* **PROVIDED MATERIAL**:
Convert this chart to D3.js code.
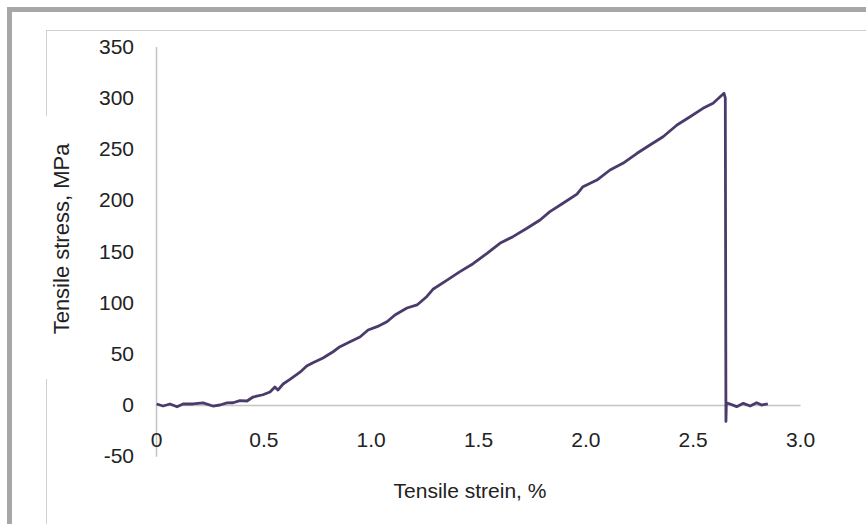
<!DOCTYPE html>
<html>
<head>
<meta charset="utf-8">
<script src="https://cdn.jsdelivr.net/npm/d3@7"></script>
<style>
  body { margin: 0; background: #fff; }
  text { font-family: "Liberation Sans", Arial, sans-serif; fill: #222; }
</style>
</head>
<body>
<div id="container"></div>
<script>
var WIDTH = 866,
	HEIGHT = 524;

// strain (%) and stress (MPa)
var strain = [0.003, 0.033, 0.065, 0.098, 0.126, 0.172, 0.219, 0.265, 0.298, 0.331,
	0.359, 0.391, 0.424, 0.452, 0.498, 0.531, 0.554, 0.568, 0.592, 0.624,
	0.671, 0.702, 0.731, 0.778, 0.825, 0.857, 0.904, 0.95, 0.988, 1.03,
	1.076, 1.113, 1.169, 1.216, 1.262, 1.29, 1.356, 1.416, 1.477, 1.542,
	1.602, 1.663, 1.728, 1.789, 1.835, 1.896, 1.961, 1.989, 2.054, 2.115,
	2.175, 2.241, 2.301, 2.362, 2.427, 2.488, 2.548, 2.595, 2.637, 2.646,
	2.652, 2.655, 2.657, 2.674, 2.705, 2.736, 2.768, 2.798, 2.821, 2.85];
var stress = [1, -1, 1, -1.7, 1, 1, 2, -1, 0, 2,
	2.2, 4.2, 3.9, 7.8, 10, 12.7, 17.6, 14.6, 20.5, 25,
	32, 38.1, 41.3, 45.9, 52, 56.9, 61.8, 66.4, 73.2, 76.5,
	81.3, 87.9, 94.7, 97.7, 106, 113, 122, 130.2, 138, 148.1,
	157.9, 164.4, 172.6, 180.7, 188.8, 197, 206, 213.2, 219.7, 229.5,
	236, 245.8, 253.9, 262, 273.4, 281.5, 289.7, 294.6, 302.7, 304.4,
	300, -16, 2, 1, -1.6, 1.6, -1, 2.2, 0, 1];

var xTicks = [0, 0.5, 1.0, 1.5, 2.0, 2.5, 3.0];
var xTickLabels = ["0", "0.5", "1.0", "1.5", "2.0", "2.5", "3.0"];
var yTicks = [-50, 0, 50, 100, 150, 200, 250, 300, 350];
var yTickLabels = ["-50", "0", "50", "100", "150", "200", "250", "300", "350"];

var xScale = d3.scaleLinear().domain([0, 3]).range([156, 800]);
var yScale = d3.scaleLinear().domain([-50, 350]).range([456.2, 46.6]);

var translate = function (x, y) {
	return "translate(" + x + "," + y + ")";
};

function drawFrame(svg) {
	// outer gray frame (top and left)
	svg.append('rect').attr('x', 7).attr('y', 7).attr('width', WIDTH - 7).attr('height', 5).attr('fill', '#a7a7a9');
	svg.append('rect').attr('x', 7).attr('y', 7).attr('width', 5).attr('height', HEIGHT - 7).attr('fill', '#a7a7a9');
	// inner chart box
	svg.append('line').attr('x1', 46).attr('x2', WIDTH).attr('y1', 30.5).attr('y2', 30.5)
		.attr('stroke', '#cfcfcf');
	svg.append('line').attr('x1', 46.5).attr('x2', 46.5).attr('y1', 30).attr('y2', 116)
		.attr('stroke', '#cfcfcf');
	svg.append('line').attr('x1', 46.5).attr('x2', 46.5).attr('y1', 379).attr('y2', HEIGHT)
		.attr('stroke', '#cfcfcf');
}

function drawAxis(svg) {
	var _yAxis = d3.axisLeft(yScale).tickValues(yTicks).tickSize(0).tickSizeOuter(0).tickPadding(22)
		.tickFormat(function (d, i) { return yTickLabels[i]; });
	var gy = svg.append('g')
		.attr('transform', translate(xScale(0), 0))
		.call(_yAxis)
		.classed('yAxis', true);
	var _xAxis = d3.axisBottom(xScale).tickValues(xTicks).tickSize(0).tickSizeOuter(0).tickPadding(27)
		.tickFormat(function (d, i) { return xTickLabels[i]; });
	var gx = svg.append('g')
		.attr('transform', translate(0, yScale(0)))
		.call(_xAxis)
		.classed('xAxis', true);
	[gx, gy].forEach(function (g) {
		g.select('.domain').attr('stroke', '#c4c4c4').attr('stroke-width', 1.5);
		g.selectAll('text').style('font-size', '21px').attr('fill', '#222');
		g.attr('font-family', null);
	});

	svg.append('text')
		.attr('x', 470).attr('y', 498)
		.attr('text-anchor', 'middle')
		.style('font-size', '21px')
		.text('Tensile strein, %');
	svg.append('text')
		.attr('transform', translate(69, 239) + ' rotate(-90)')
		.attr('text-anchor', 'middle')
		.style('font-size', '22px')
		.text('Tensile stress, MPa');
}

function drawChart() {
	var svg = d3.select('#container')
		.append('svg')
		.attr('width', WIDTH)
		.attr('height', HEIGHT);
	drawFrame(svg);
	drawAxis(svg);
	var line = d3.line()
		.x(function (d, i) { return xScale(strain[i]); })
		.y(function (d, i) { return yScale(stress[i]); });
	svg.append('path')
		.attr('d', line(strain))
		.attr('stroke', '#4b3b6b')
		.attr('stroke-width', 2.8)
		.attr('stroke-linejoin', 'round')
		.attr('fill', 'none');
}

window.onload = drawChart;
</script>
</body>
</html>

* **WORK TO BE COMPLETED**: Word for word, quote the lines above. Omit the pictures.

* **EXERCISE RESULT**:
Convert this chart to D3.js code.
<!DOCTYPE html>
<html>
<head>
<meta charset="utf-8">
<script src="https://cdn.jsdelivr.net/npm/d3@7"></script>
<style>
  body { margin: 0; background: #fff; }
  text { font-family: "Liberation Sans", Arial, sans-serif; fill: #222; }
</style>
</head>
<body>
<div id="container"></div>
<script>
var WIDTH = 866,
	HEIGHT = 524;

// strain (%) and stress (MPa)
var strain = [0.003, 0.033, 0.065, 0.098, 0.126, 0.172, 0.219, 0.265, 0.298, 0.331,
	0.359, 0.391, 0.424, 0.452, 0.498, 0.531, 0.554, 0.568, 0.592, 0.624,
	0.671, 0.702, 0.731, 0.778, 0.825, 0.857, 0.904, 0.95, 0.988, 1.03,
	1.076, 1.113, 1.169, 1.216, 1.262, 1.29, 1.356, 1.416, 1.477, 1.542,
	1.602, 1.663, 1.728, 1.789, 1.835, 1.896, 1.961, 1.989, 2.054, 2.115,
	2.175, 2.241, 2.301, 2.362, 2.427, 2.488, 2.548, 2.595, 2.637, 2.646,
	2.652, 2.655, 2.657, 2.674, 2.705, 2.736, 2.768, 2.798, 2.821, 2.85];
var stress = [1, -1, 1, -1.7, 1, 1, 2, -1, 0, 2,
	2.2, 4.2, 3.9, 7.8, 10, 12.7, 17.6, 14.6, 20.5, 25,
	32, 38.1, 41.3, 45.9, 52, 56.9, 61.8, 66.4, 73.2, 76.5,
	81.3, 87.9, 94.7, 97.7, 106, 113, 122, 130.2, 138, 148.1,
	157.9, 164.4, 172.6, 180.7, 188.8, 197, 206, 213.2, 219.7, 229.5,
	236, 245.8, 253.9, 262, 273.4, 281.5, 289.7, 294.6, 302.7, 304.4,
	300, -16, 2, 1, -1.6, 1.6, -1, 2.2, 0, 1];

var xTicks = [0, 0.5, 1.0, 1.5, 2.0, 2.5, 3.0];
var xTickLabels = ["0", "0.5", "1.0", "1.5", "2.0", "2.5", "3.0"];
var yTicks = [-50, 0, 50, 100, 150, 200, 250, 300, 350];
var yTickLabels = ["-50", "0", "50", "100", "150", "200", "250", "300", "350"];

var xScale = d3.scaleLinear().domain([0, 3]).range([156, 800]);
var yScale = d3.scaleLinear().domain([-50, 350]).range([456.2, 46.6]);

var translate = function (x, y) {
	return "translate(" + x + "," + y + ")";
};

function drawFrame(svg) {
	// outer gray frame (top and left)
	svg.append('rect').attr('x', 7).attr('y', 7).attr('width', WIDTH - 7).attr('height', 5).attr('fill', '#a7a7a9');
	svg.append('rect').attr('x', 7).attr('y', 7).attr('width', 5).attr('height', HEIGHT - 7).attr('fill', '#a7a7a9');
	// inner chart box
	svg.append('line').attr('x1', 46).attr('x2', WIDTH).attr('y1', 30.5).attr('y2', 30.5)
		.attr('stroke', '#cfcfcf');
	svg.append('line').attr('x1', 46.5).attr('x2', 46.5).attr('y1', 30).attr('y2', 116)
		.attr('stroke', '#cfcfcf');
	svg.append('line').attr('x1', 46.5).attr('x2', 46.5).attr('y1', 379).attr('y2', HEIGHT)
		.attr('stroke', '#cfcfcf');
}

function drawAxis(svg) {
	var _yAxis = d3.axisLeft(yScale).tickValues(yTicks).tickSize(0).tickSizeOuter(0).tickPadding(22)
		.tickFormat(function (d, i) { return yTickLabels[i]; });
	var gy = svg.append('g')
		.attr('transform', translate(xScale(0), 0))
		.call(_yAxis)
		.classed('yAxis', true);
	var _xAxis = d3.axisBottom(xScale).tickValues(xTicks).tickSize(0).tickSizeOuter(0).tickPadding(27)
		.tickFormat(function (d, i) { return xTickLabels[i]; });
	var gx = svg.append('g')
		.attr('transform', translate(0, yScale(0)))
		.call(_xAxis)
		.classed('xAxis', true);
	[gx, gy].forEach(function (g) {
		g.select('.domain').attr('stroke', '#c4c4c4').attr('stroke-width', 1.5);
		g.selectAll('text').style('font-size', '21px').attr('fill', '#222');
		g.attr('font-family', null);
	});

	svg.append('text')
		.attr('x', 470).attr('y', 498)
		.attr('text-anchor', 'middle')
		.style('font-size', '21px')
		.text('Tensile strein, %');
	svg.append('text')
		.attr('transform', translate(69, 239) + ' rotate(-90)')
		.attr('text-anchor', 'middle')
		.style('font-size', '22px')
		.text('Tensile stress, MPa');
}

function drawChart() {
	var svg = d3.select('#container')
		.append('svg')
		.attr('width', WIDTH)
		.attr('height', HEIGHT);
	drawFrame(svg);
	drawAxis(svg);
	var line = d3.line()
		.x(function (d, i) { return xScale(strain[i]); })
		.y(function (d, i) { return yScale(stress[i]); });
	svg.append('path')
		.attr('d', line(strain))
		.attr('stroke', '#4b3b6b')
		.attr('stroke-width', 2.8)
		.attr('stroke-linejoin', 'round')
		.attr('fill', 'none');
}

window.onload = drawChart;
</script>
</body>
</html>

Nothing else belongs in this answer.